The ban on logging in public forests three years ago has had mixed results, environmentalists say.
The Environment Ministry in 2018 imposed a nationwide ban on timber harvesting in all public and community forests to allow reassessment and rationalisation of the entire forest sector in the country following calls to save the main water towers.
But while it has helped improve forest cover, it has also seen the prices of timber more than double as traders cash in on increased demand amid a biting shortage.
According to Earth Journalism Network, an Internews and Internews Europe project, more than 100,000 hectares of the Mau Forest had been destroyed as of the year 2000.
And according to United Nations Environment Programme (UNEP), up to 107,000 hectares of the Mau Forest Complex’s 416,000 hectares were destroyed between 1990 and 2001.
Environmentalists also claim the initiative has not done much in boosting forest cover but has instead created a shortage that has, in turn, led to unchecked cutting down of trees in private farmlands to fill the gap.
Initially, the State had planned to improve forest cover by 10 per cent by 2022, a target that now seems out of reach.
The Environment Ministry last year said Sh48 billion is needed to implement the strategy, with Environment and Forestry Principal Secretary Chris Kiptoo lamenting the lack of financial support from the National Treasury.
Other stakeholders say the ban has nearly doubled the demand for timber products, making Kenya a net importer of wood from countries such as Malawi, Uganda, Congo and Tanzania.
Kinoro David, a Nairobi-based timber trader who imports timber from Malawi through Tanzania, said it takes him over one week to get the cargo into the country.
“There is high demand for timber driven by the construction sector and furniture business. It is, however, a struggle to get the product following the ban; local private farms which provided an option cannot meet the demand, forcing us to rely on imports from neighbouring countries,” said Mr Kinoro.
“Before the 2018 ban, we sold a board foot (bf) for Sh40, but the price has more than doubled to Sh100. The time taken to get the product to the Kenyan market is another issue, making the business cumbersome.”
Most of the imported timber includes pine, cypress and mahogany. Uganda, Malawi, and Tanzania are the key source markets for pine and cypress, while mahogany is mainly sourced from Congo.
The National Alliance of Community Forest Association Secretary Gerald Ngatia noted that since the implementation of the logging ban, tea factories, schools and other institutions dependent on public forests for wood products have been affected greatly.
“Public forests produce the bulk of wood used locally. We are seeing massive harvesting of trees going on in private farms to fill the supply gap, which is still not enough,” said Mr Ngatia.

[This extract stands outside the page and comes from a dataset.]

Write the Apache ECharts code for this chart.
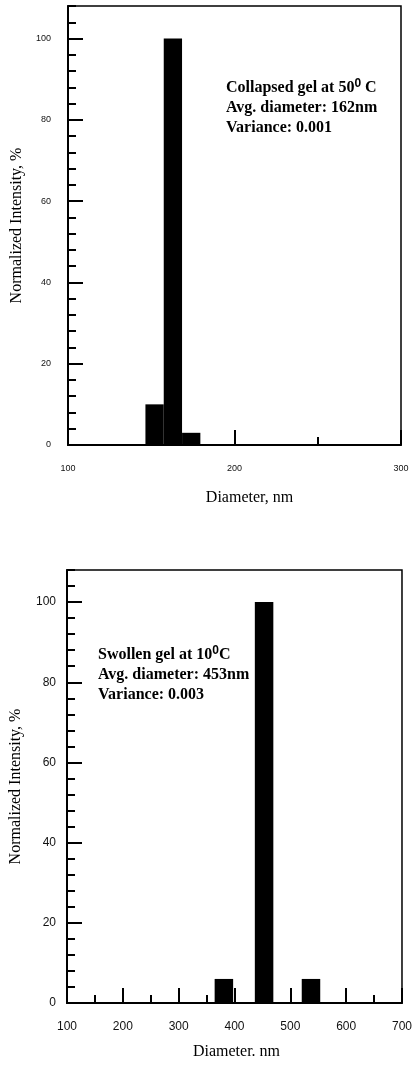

“Saw millers, who depended on public forests, are facing the auctioneers’ hammer.”
The government imposed a moratorium on logging in public and community forests in 2018.
The ministry of environment has implemented the ban in phases. Initially, it started as a three-month ban before it was increased to six months and later one year.
Last November, Environment Cabinet Secretary Keriako Tobiko partially lifted the logging ban in public and community forests.
The move was to allow for harvesting and disposal of mature and over-mature forest plantations for an area not exceeding 5,000 hectares.
“Having considered the recommendations of both the Board of Management of Kenya Forest Service..., the government has decided that the moratorium on logging in public and community forests shall continue but varied and or modified to allow for harvesting and disposal of mature forest plantations,” said Tobiko.
He said the harvesting and disposal would be oversighted by a multi-agency team.
Despite the partial lifting of the ban, Timber Manufacturers Association (TMA) say the industry is still bleeding from the government’s directive, with many saw millers forced to close shop amid piling debts.
TMA Communications Secretary Clement Nyoro said the industry directly employs 50,000 people and relies on government forests for timber.
He said the move had left mature trees set for harvest to rot away.
He added that the industry injected close to Sh500 million annually into the economies of such towns as Njoro, Elburgon, Molo and Timboroa, which have now been left desolate.
Kenya has a forest cover of 7.4 per cent of its land area compared to 12 per cent 50 years ago.
The ban restricted the extraction of timber from the forests to give KFS more time to implement measures to protect forests.